A devolução de bilhetes em dia de greve
Outra das medidas destinada a fazer sucesso na bruncherie é a devolução do valor dos passes em dias de greve, que a IL quer fazer votar no dia 11 de Dezembro. A ideia é simples e fácil de popularizar: se uma pessoa tem um passe, e num dia não há transporte, o utente tem direito a ser indemnizado. Mas depois, é tudo conversa de bruncherie, destinada a alimentar a conversa de grunhos doutores e outros reaccionários. Damos três exemplos que mostram a estupidez da proposta da IL:
– O utente tem o passe verde ferroviário, nesse dia há greve e não há comboios. O utente tem direito a receber 1/30 avos do valor do passe: 67 cêntimos. Mas como o valor não alcança o valor mínimo de um euro para ter direito a receber, não recebe nada.
«Um outro dado que queremos destacar é que a IL, além de ignorar a história da CP, que remonta a desastrosas experiências privadas, propositadamente omitiu qualquer referência à empresa privada que hoje já opera em Portugal no transporte ferroviário de passageiros: a Fertagus.»
– O utente tem o passe intermodal da Área Metropolitana de Lisboa, nesse dia há greve e não há transportes. Tem direito a receber 1,35 euros de indemnização. Mas cada empresa ferroviária integrada no passe tem que pagar a sua parte (CP e Fertagus). Também nenhum pagamento será feito por inferior ao tal euro.
– A IL tem o cuidado de afastar o transporte rodoviário desta proposta. Porquê? Porque está essencialmente privatizado, e a IL nem a brincar faz propostas que prejudiquem os seus financiadores.

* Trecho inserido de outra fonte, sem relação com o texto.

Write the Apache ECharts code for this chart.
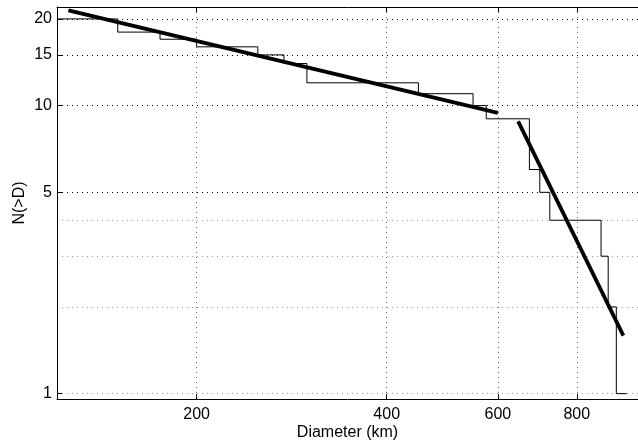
<!DOCTYPE html>
<html><head><meta charset="utf-8">
<script src="https://cdn.jsdelivr.net/npm/echarts@6/dist/echarts.min.js"></script>
<style>html,body{margin:0;padding:0;background:#fff}#c{width:638px;height:446px}</style>
</head><body><div id="c"></div>
<script>
// Cumulative count N(>D): diameter where count drops, and the new count
const stepD = [120.2, 150, 175, 200, 250, 275, 299, 449, 548, 575, 673, 699, 725, 874, 897, 924, 960];
const stepN = [20, 18, 17, 16, 15, 14, 12, 11, 10, 9, 6, 5, 4, 3, 2, 1, 1];
// Power-law fits (end points)
const fit1D = [125.3, 600];
const fit1N = [21.42, 9.43];
const fit2D = [646, 948];
const fit2N = [8.82, 1.59];
// Axes
const xTicks = [200, 400, 600, 800];
const yTicks = [1, 5, 10, 15, 20];
const yMajorGrid = [5, 10, 15, 20];
const yMinorGrid = [1, 2, 3, 4];
const xRange = [120.2, 1000];
const yRange = [0.958, 22];

const FONT = 'Liberation Sans, Arial, Helvetica, sans-serif';
const pairs = (a, b) => a.map((v, i) => [v, b[i]]);

const chart = echarts.init(document.getElementById('c'), null, {renderer: 'canvas'});
const baseX = {type: 'log', logBase: 10, min: xRange[0], max: xRange[1], gridIndex: 0};
const baseY = {type: 'log', logBase: 10, min: yRange[0], max: yRange[1], gridIndex: 0};
chart.setOption({
  animation: false,
  backgroundColor: '#fff',
  grid: {left: 57, top: 7, width: 587, height: 392, containLabel: false},
  xAxis: [
    Object.assign({}, baseX, {
      position: 'bottom',
      name: 'Diameter (km)', nameLocation: 'middle', nameGap: 26, nameMoveOverlap: false,
      nameTextStyle: {fontFamily: FONT, fontSize: 16, color: '#000'},
      axisLine: {show: true, onZero: false, lineStyle: {color: '#000', width: 1}},
      axisTick: {show: true, inside: true, length: 5, customValues: xTicks, lineStyle: {color: '#000'}},
      axisLabel: {show: true, customValues: xTicks, margin: 8, fontFamily: FONT, fontSize: 16, color: '#000',
        formatter: v => String(Math.round(v))},
      splitLine: {show: true, lineStyle: {color: '#666', width: 1, type: [1, 4]}}
    }),
    Object.assign({}, baseX, {
      position: 'top',
      axisLine: {show: true, onZero: false, lineStyle: {color: '#000', width: 1}},
      axisTick: {show: true, inside: true, length: 5, customValues: xTicks, lineStyle: {color: '#000'}},
      axisLabel: {show: false},
      splitLine: {show: false}
    })
  ],
  yAxis: [
    Object.assign({}, baseY, {
      position: 'left',
      name: 'N(>D)', nameLocation: 'middle', nameGap: 29, nameRotate: 90, nameMoveOverlap: false,
      nameTextStyle: {fontFamily: FONT, fontSize: 16, color: '#000'},
      axisLine: {show: true, onZero: false, lineStyle: {color: '#000', width: 1}},
      axisTick: {show: true, inside: true, length: 5, customValues: yTicks, lineStyle: {color: '#000'}},
      axisLabel: {show: true, customValues: yTicks, margin: 5, fontFamily: FONT, fontSize: 16, color: '#000',
        formatter: v => String(Math.round(v))},
      splitLine: {show: false}
    }),
    Object.assign({}, baseY, {
      position: 'left',
      axisLine: {show: false}, axisLabel: {show: false},
      axisTick: {show: false, customValues: yMajorGrid},
      splitLine: {show: true, lineStyle: {color: '#000', width: 1, type: [1, 4]}}
    }),
    Object.assign({}, baseY, {
      position: 'left',
      axisLine: {show: false}, axisLabel: {show: false},
      axisTick: {show: false, customValues: yMinorGrid},
      splitLine: {show: true, lineStyle: {color: '#999', width: 1, type: [1, 4]}}
    })
  ],
  series: [
    {type: 'line', name: 'data', xAxisIndex: 0, yAxisIndex: 0, step: 'end', showSymbol: false, symbol: 'none',
      data: pairs(stepD, stepN), lineStyle: {color: '#000', width: 1}, z: 3},
    {type: 'line', name: 'fit1', xAxisIndex: 0, yAxisIndex: 0, showSymbol: false, symbol: 'none',
      data: pairs(fit1D, fit1N), lineStyle: {color: '#000', width: 3.8, cap: 'butt'}, z: 4},
    {type: 'line', name: 'fit2', xAxisIndex: 0, yAxisIndex: 0, showSymbol: false, symbol: 'none',
      data: pairs(fit2D, fit2N), lineStyle: {color: '#000', width: 3.8, cap: 'butt'}, z: 4}
  ]
});
</script></body></html>
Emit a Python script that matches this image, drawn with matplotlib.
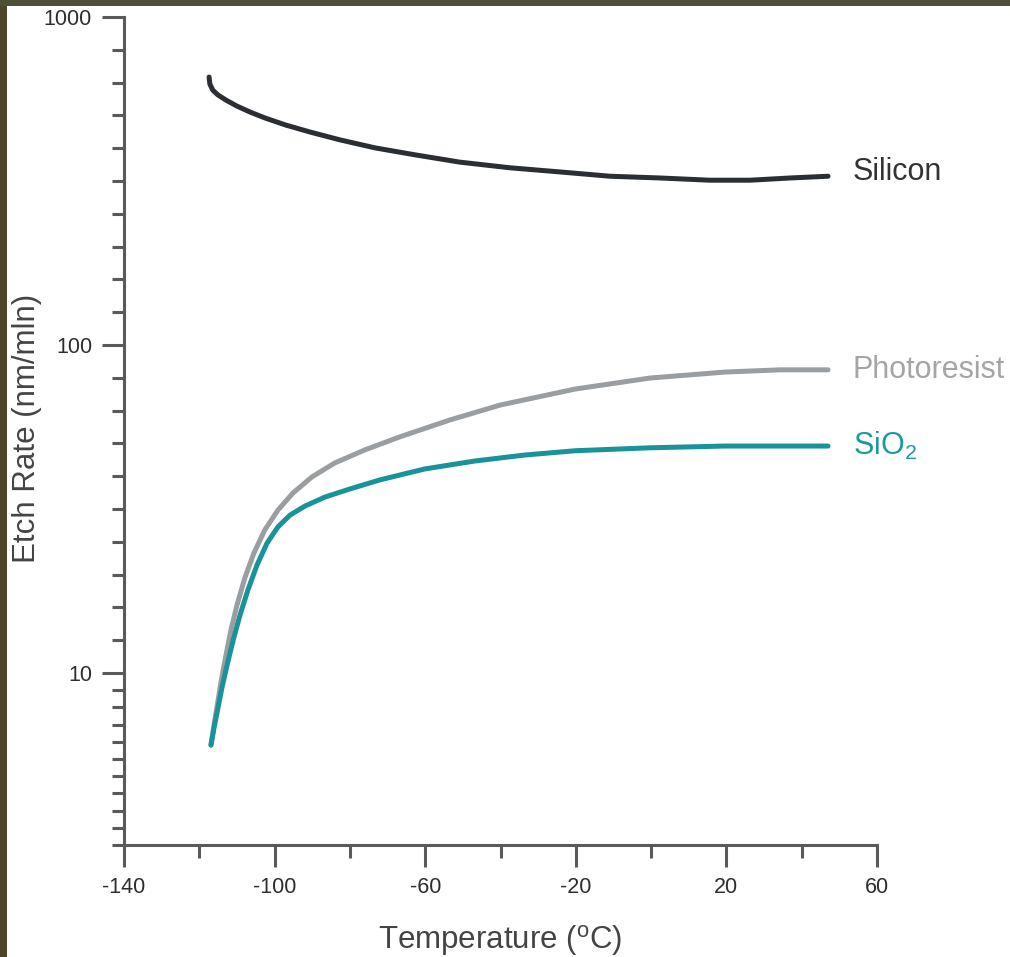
import numpy as np
import matplotlib
matplotlib.use("Agg")
import matplotlib.pyplot as plt
from matplotlib.patches import Rectangle
from matplotlib.ticker import FixedLocator, NullFormatter

plt.rcParams['font.family'] = ['Liberation Sans', 'DejaVu Sans']
plt.rcParams['mathtext.fontset'] = 'custom'
plt.rcParams['mathtext.rm'] = 'Liberation Sans'
plt.rcParams['mathtext.it'] = 'Liberation Sans'

# ---- data (temperature in °C, etch rate in nm/min) ----
si_temp = [-117.4, -117.2, -116.4, -115.0, -112.9, -110.0, -106.5, -102.5, -97.2, -90.6,
           -82.6, -73.3, -62.7, -50.8, -37.5, -24.2, -10.9, 2.4, 15.6, 26.3, 36.9, 47]
si_rate = [656, 625, 598, 578, 558, 535, 513, 492, 469, 446,
           422, 399, 380, 361, 347, 337, 327, 323, 318, 318, 323, 327]

pr_temp = [-116.9, -116.1, -115.0, -114.0, -112.9, -111.6, -110.0, -107.9, -105.5, -102.6,
           -99.1, -95.1, -90.1, -84.0, -76.0, -66.7, -53.4, -40.1, -20.2, -0.3, 19.6, 34.2, 47]
pr_rate = [6.03, 6.94, 8.28, 9.73, 11.35, 13.5, 16.1, 19.5, 23.2, 27.3,
           31.4, 35.4, 39.6, 43.7, 47.9, 52.5, 59.1, 65.6, 73.4, 79.3, 82.7, 84.0, 84.0]

sio2_temp = [-116.9, -116.1, -115.0, -114.0, -112.6, -111.0, -109.2, -107.1, -104.7, -102.0,
             -99.1, -95.9, -91.9, -86.6, -80.0, -72.0, -60.1, -46.8, -33.5, -20.2, -0.3,
             19.6, 34.2, 47]
sio2_rate = [6.03, 6.79, 7.87, 9.00, 10.6, 12.6, 15.0, 17.9, 21.3, 24.9,
             27.9, 30.3, 32.3, 34.4, 36.4, 38.8, 41.9, 44.3, 46.2, 47.6, 48.6,
             49.2, 49.2, 49.2]

series_labels = ["Silicon", "Photoresist", "SiO$_{\\mathrm{2}}$"]
label_rate = [318, 79.3, 46.2]
label_temp = 53.6

x_major = [-140, -100, -60, -20, 20, 60]
x_minor = [-120, -80, -40, 0, 40]
y_major = [10, 100, 1000]
y_major_labels = ["10", "100", "1000"]

c_si = '#2b2f33'
c_pr = '#9a9ea1'
c_sio2 = '#18939a'
label_colors = ['#333333', '#a3a5a7', '#1a9aa0']

W, H = 1010, 957
fig = plt.figure(figsize=(W / 100, H / 100), dpi=100)
fig.patch.set_facecolor('white')

ax = fig.add_axes([124 / W, 1 - 845 / H, (877 - 124) / W, (845 - 17) / H])
ax.set_yscale('log')

lw = 3.6
for xs, ys, c in [(si_temp, si_rate, c_si), (pr_temp, pr_rate, c_pr), (sio2_temp, sio2_rate, c_sio2)]:
    ax.plot(xs, ys, color=c, lw=lw, solid_capstyle='round', solid_joinstyle='round')

ax.set_xlim(-140, 60)
ax.set_ylim(2.99, 1000)

for s in ['top', 'right']:
    ax.spines[s].set_visible(False)
for s in ['left', 'bottom']:
    ax.spines[s].set_color('#5a5a5a')
    ax.spines[s].set_linewidth(2.2)

ax.xaxis.set_major_locator(FixedLocator(x_major))
ax.xaxis.set_minor_locator(FixedLocator(x_minor))
ax.set_xticklabels([str(v) for v in x_major])
ax.xaxis.set_minor_formatter(NullFormatter())

ymin_ticks = list(10 ** (1 + np.arange(1, 10) / 10)) + list(10 ** (2 + np.arange(1, 10) / 10)) \
    + list(np.logspace(np.log10(2.99), 1, 11)[:-1])
ax.yaxis.set_major_locator(FixedLocator(y_major))
ax.yaxis.set_minor_locator(FixedLocator(ymin_ticks))
ax.set_yticklabels(y_major_labels)
ax.yaxis.set_minor_formatter(NullFormatter())

ax.tick_params(which='major', length=16, width=2.2, color='#5a5a5a', direction='out',
               labelsize=15.5, labelcolor='#2e2e2e', pad=7)
ax.tick_params(which='minor', length=9, width=2.2, color='#5a5a5a', direction='out')

for t, r, c in zip(series_labels, label_rate, label_colors):
    ax.text(label_temp, r, t, color=c, fontsize=22, ha='left', va='baseline', clip_on=False)

fig.text(500 / W, 1 - 940 / H, "Temperature ($^{\\mathrm{o}}$C)", fontsize=22.5,
         color='#444444', ha='center', va='center')
fig.text(27 / W, 1 - 428 / H, "Etch Rate (nm/mln)", fontsize=22.5, color='#444444',
         ha='center', va='center', rotation=90)

# dark frame strips at left and top (from the screenshot)
fig.add_artist(Rectangle((0, 0), 7 / W, 1, transform=fig.transFigure, color='#4e4429', lw=0))
fig.add_artist(Rectangle((0, 1 - 6 / H), 1, 6 / H, transform=fig.transFigure, color='#4f4f38', lw=0))

fig.savefig('out.png', dpi=100)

O que vai a votos no dia 11 é assim mais uma fraude. Não dará um cêntimo aos utentes. É só conversa e provocação. E sabem porque é que é tudo treta? É porque a IL sabe que se as empresas de transportes (todas!) tivessem de pagar uma indemnização significativa aos utentes em dia de greve – assim como cinco ou dez euros no caso de um passe mensal – os patrões ficavam nas mãos dos trabalhadores e teriam de ceder às suas reivindicações (porque não suportariam o impacto económico de uma greve). E a IL sabe bem a quem serve!